The irony is that it has a lot of merit
As I say, the irony is that there is a lot of sound thinking behind IRC timeboxing, it is just how the information is laid out – it can then become counter-productive. I’m quite happy to agree that it could have been best practice in the late 90s, but it just isn’t today.
One of the key reasons for this is that many things usually take place simultaneously in a timebox. Therefore, a timebox is full of many short items, many fast-moving items and very importantly many dependencies. Therefore, you cannot usually bring everything together easily at the ‘end of day two’.
The slightly sad thing about this is that in 2010/2011 we did have the opportunity to give guidance that was flexible as opposed to guidance that appears prescriptive.
Describing the benefits of significant review points and the idea of an ending with a consolidation cycle would have equipped agile organisations, teams and managers with the tools and the thinking to make an informed judgement.
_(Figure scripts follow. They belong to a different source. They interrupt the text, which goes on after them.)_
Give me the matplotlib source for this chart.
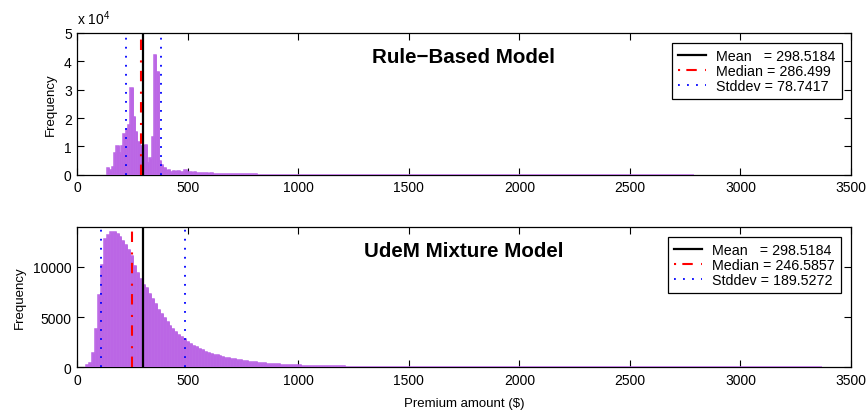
import numpy as np
import matplotlib
matplotlib.use("Agg")
import matplotlib.pyplot as plt
from matplotlib.lines import Line2D

plt.rcParams['font.family'] = ['Liberation Sans', 'DejaVu Sans']
plt.rcParams['mathtext.fontset'] = 'custom'
plt.rcParams['mathtext.rm'] = 'Liberation Sans'
plt.rcParams['mathtext.default'] = 'regular'

# ---------------- data ----------------
# Rule-based model histogram: 250 bins
rule_start = 134.0
rule_width = 10.63
rule_counts = [
    2250, 1700, 2600, 7650, 10300, 7650, 10300, 14400, 16100, 17500,
    30500, 20200, 14900, 11400, 10300, 10000, 10500, 4100, 5800, 13200,
    42400, 36400, 4900, 3400, 2200, 1200, 1600, 1100, 1300, 900,
    1300, 850, 1000, 1650, 1000, 800, 650, 1000, 700, 550,
    600, 450, 500, 400, 550,
    350, 300, 350, 250, 300, 250, 200, 250, 200, 200,
    150, 150, 120, 130, 100, 100, 90, 80, 80, 70,
    60, 60, 50, 50, 45, 40, 40, 35, 30, 30,
    28, 26, 25, 24, 22, 21, 20, 19, 18, 17,
    16, 15, 15, 14, 13, 13, 12, 12, 11, 11,
    10, 10, 9, 9, 9, 8, 8, 8, 7, 7,
    7, 6, 6, 6, 6, 5, 5, 5, 5, 5,
    4, 4, 4, 4, 4, 4, 3, 3, 3, 3,
    3, 3, 3, 3, 2, 2, 2, 2, 2, 2,
    2, 2, 2, 2, 2, 1, 2, 1, 1, 2,
    1, 1, 1, 1, 1, 1, 1, 1, 1, 1,
    1, 1, 0, 1, 1, 1, 0, 1, 1, 0,
    1, 0, 1, 0, 1, 1, 0, 0, 1, 0,
    1, 0, 0, 1, 0, 1, 0, 0, 1, 0,
    0, 1, 0, 0, 0, 1, 0, 0, 1, 0,
    0, 0, 1, 0, 0, 0, 1, 0, 0, 0,
    1, 0, 0, 0, 0, 1, 0, 0, 0, 0,
    0, 1, 0, 0, 0, 0, 0, 1, 0, 0,
    0, 0, 0, 0, 1, 0, 0, 0, 0, 0,
    0, 1, 0, 0, 0, 0, 0, 0, 0, 0,
    0, 0, 0, 0, 1,
]
rule_mean = 298.5184
rule_median = 286.499
rule_std = 78.7417

# UdeM mixture model histogram: 250 bins
mix_start = 40.0
mix_width = 13.31
mix_counts = [
    260, 450, 1400, 3800, 7150, 10200, 12800, 13200, 13500, 13450,
    13230, 12950, 12600, 12150, 11700, 11080, 10100, 9400, 8780, 8200,
    7850, 7280, 6850, 6300, 5750, 5350, 4950, 4550, 4150, 3850,
    3550, 3250, 3000, 2800, 2550, 2350, 2150, 1980, 1820, 1680,
    1560, 1450, 1350, 1260, 1180, 1100, 1030, 970, 910, 850,
    800, 750, 700, 650, 600, 560, 520, 485, 450, 420,
    390, 365, 340, 318, 298, 280, 262, 246, 232, 218,
    205,
    193, 182, 172, 162, 153, 145, 137, 130, 123, 117,
    111, 105, 100, 95, 90, 86, 82, 78, 74, 71,
    68, 65, 62, 59, 56, 54, 52, 50, 48, 46,
    44, 42, 40, 38, 37, 35, 34, 32, 31, 30,
    29, 28, 27, 26, 25, 24, 23, 22, 21, 20,
    19, 19, 18, 17, 17, 16, 15, 15, 14, 14,
    13, 13, 12, 12, 11, 11, 11, 10, 10, 9,
    9, 9, 8, 8, 8, 7, 7, 7, 6, 6,
    6, 6, 6, 5, 5, 5, 5, 4, 4, 4,
    4, 4, 4, 3, 3, 3, 3, 3, 3, 3,
    2, 2, 2, 2, 2, 2, 2, 2, 2, 2,
    2, 1, 1, 2, 1, 1, 1, 2, 1, 1,
    1, 1, 1, 1, 1, 1, 1, 0, 1, 1,
    1, 0, 1, 1, 0, 1, 0, 1, 0, 1,
    0, 1, 0, 0, 1, 0, 1, 0, 0, 1,
    0, 0, 1, 0, 0, 1, 0, 0, 0, 1,
    0, 0, 0, 1, 0, 0, 0, 0, 1, 0,
    0, 0, 0, 1, 0, 0, 0, 0, 1,
]
mix_mean = 298.5184
mix_median = 246.5857
mix_std = 189.5272

x_ticks = [0, 500, 1000, 1500, 2000, 2500, 3000, 3500]
rule_yticks = [0, 10000, 20000, 30000, 40000, 50000]
rule_yticklabels = ['0', '1', '2', '3', '4', '5']
mix_yticks = [0, 5000, 10000]

# ---------------- styling ----------------
BAR = '#bb66e5'
W, H = 868, 414
fig = plt.figure(figsize=(W / 100, H / 100), dpi=100)

left = 77.3 / W
width = 773.7 / W
ax1 = fig.add_axes([left, 1 - 175.7 / H, width, 141.7 / H])
ax2 = fig.add_axes([left, 1 - 368.3 / H, width, 140.6 / H])


def fmt(v):
    return ('%.4f' % v).rstrip('0').rstrip('.')


def draw(ax, start, bw, counts, mean, median, std, ylim, title, tpos, legpos):
    counts = np.asarray(counts, dtype=float)
    edges = start + bw * np.arange(len(counts) + 1)
    ax.bar(edges[:-1], counts, width=bw, align='edge', color=BAR,
           edgecolor=BAR, linewidth=0.5, zorder=3)
    ax.stairs(counts, edges, baseline=0, fill=False, color=BAR, lw=1.1, zorder=3.5)
    ax.axvline(mean, color='black', lw=1.6, zorder=5)
    ax.axvline(median, color='red', lw=1.5, linestyle=(0, (5, 4, 1, 5)), zorder=5)
    ax.axvline(mean - std, color='blue', lw=1.3, linestyle=(0, (1, 4)), zorder=5)
    ax.axvline(mean + std, color='blue', lw=1.3, linestyle=(0, (1, 4)), zorder=5)
    ax.set_xlim(0, 3500)
    ax.set_ylim(0, ylim)
    ax.set_xticks(x_ticks)
    ax.tick_params(direction='in', top=True, right=True, length=5, width=0.8,
                   labelsize=10, pad=4, colors='black')
    for s in ax.spines.values():
        s.set_linewidth(0.9)
        s.set_zorder(2.5)
    ax.text(tpos[0], tpos[1], title, transform=ax.transAxes, ha='left',
            va='baseline', fontsize=14.8, fontweight='bold')
    handles = [
        Line2D([], [], color='black', lw=1.6),
        Line2D([], [], color='red', lw=1.5, linestyle=(0, (1, 3, 5, 4))),
        Line2D([], [], color='blue', lw=1.3, linestyle=(0, (1, 4))),
    ]
    labels = ['Mean   = %s' % fmt(mean),
              'Median = %s' % fmt(median),
              'Stddev = %s' % fmt(std)]
    leg = ax.legend(handles, labels, loc='upper right', bbox_to_anchor=legpos,
                    borderaxespad=0, fontsize=10.3, frameon=True, fancybox=False,
                    framealpha=1, edgecolor='black', labelspacing=0.05,
                    borderpad=0.42, handlelength=1.95, handletextpad=0.7)
    leg.get_frame().set_linewidth(0.9)
    leg.set_zorder(10)
    ax.set_ylabel('Frequency', fontsize=9.5, labelpad=5)


draw(ax1, rule_start, rule_width, rule_counts, rule_mean, rule_median, rule_std,
     50000, 'Rule\u2212Based Model', (0.381, 0.792), (0.988, 0.927))
ax1.set_yticks(rule_yticks)
ax1.set_yticklabels(rule_yticklabels)
ax1.text(0.0, 1.064, r'x 10$^{4}$', transform=ax1.transAxes, ha='left',
         va='baseline', fontsize=10)

draw(ax2, mix_start, mix_width, mix_counts, mix_mean, mix_median, mix_std,
     14000, 'UdeM Mixture Model', (0.371, 0.794), (0.987, 0.925))
ax2.set_yticks(mix_yticks)
ax2.set_xlabel('Premium amount ($)', fontsize=9.5, labelpad=7)

fig.savefig('out.png', dpi=100)
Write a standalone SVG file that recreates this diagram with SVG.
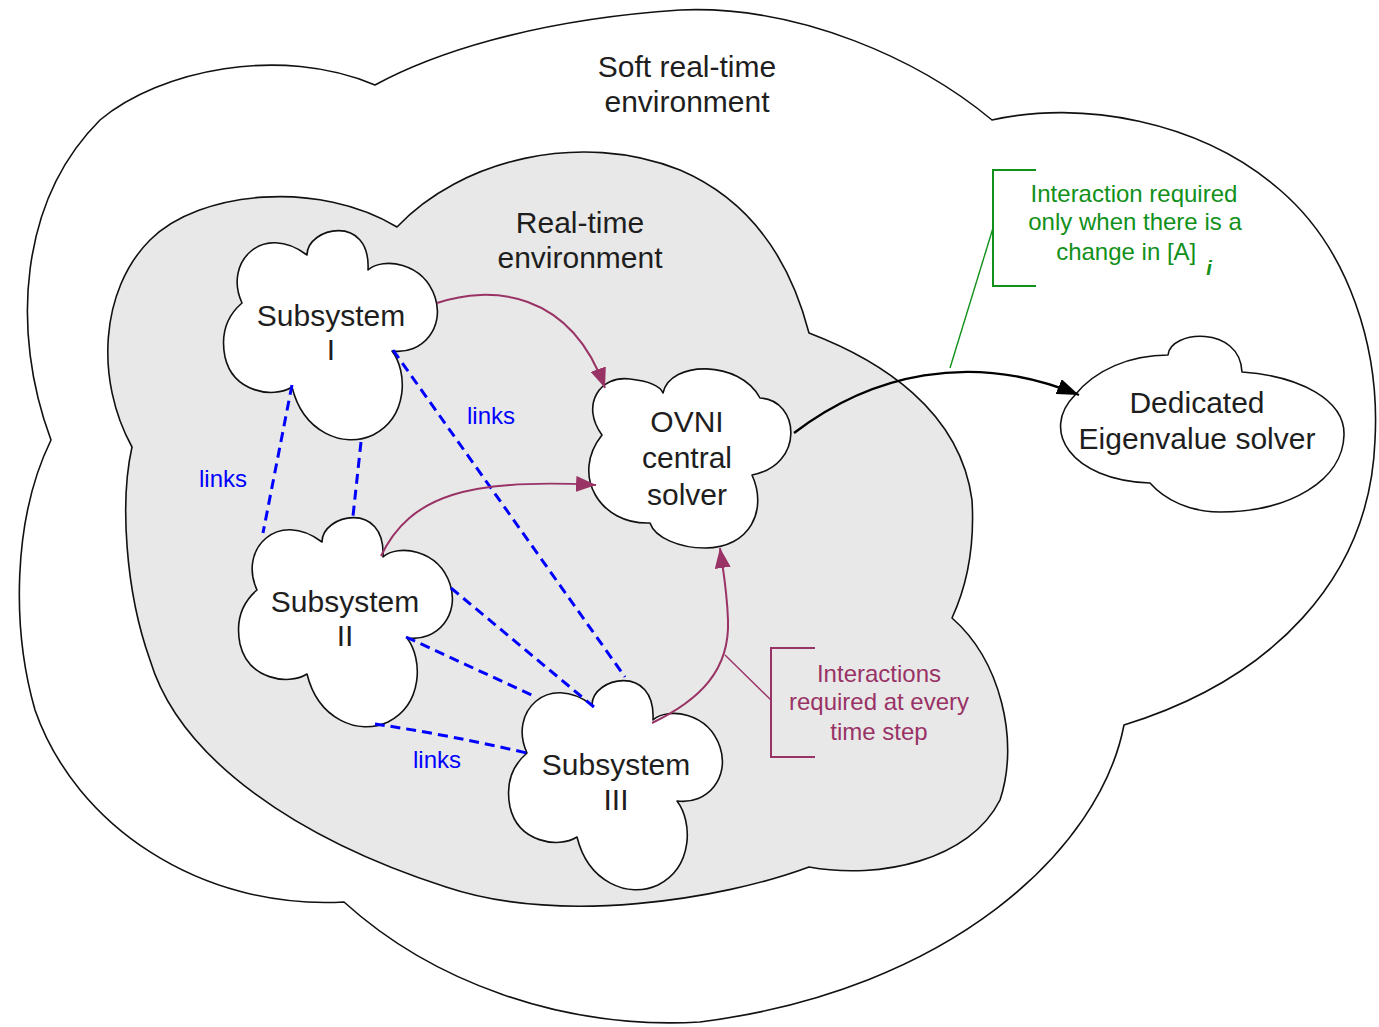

However, once you start getting numbers and diagrams on to a page in a handbook, things can start to go in a different direction and often do.
My advice on how to use IRC timeboxing
So, my advice for any organisation or individual using the DSDM framework is to look very closely at IRC timeboxing and try and pull out those two concepts and see if they can add value to the way you’re working with your timeboxes and sprints. If not, don’t bother!
But just to be clear, if you’re taking an AgilePM exam, just go to page 55 in the manual and do exactly what it says.
Thanks for getting this far in the article! As someone reading this, I’m not sure whether you prefer the one-word answer or the ‘War and Peace’ version. But the sentiment of the question in Brian’s post, is in my opinion, actually correct. As described in the handbook it is just a little bit too theoretical and doesn’t really stand up to most ‘real-world’ situations.
Just bear in mind there are there are still places where the prescriptive IRC timebox can be very beneficial. Although I think Brian was being somewhat ironic with a dressmaking comment (in the original LinkedIn post) I feel – making a wedding dress over two weeks in this style could be the best way to do it (as I say could be).
Finally, just remember the single most important thing to do when timeboxing, irrespective of what your preferred method: use common sense and do it collaboratively.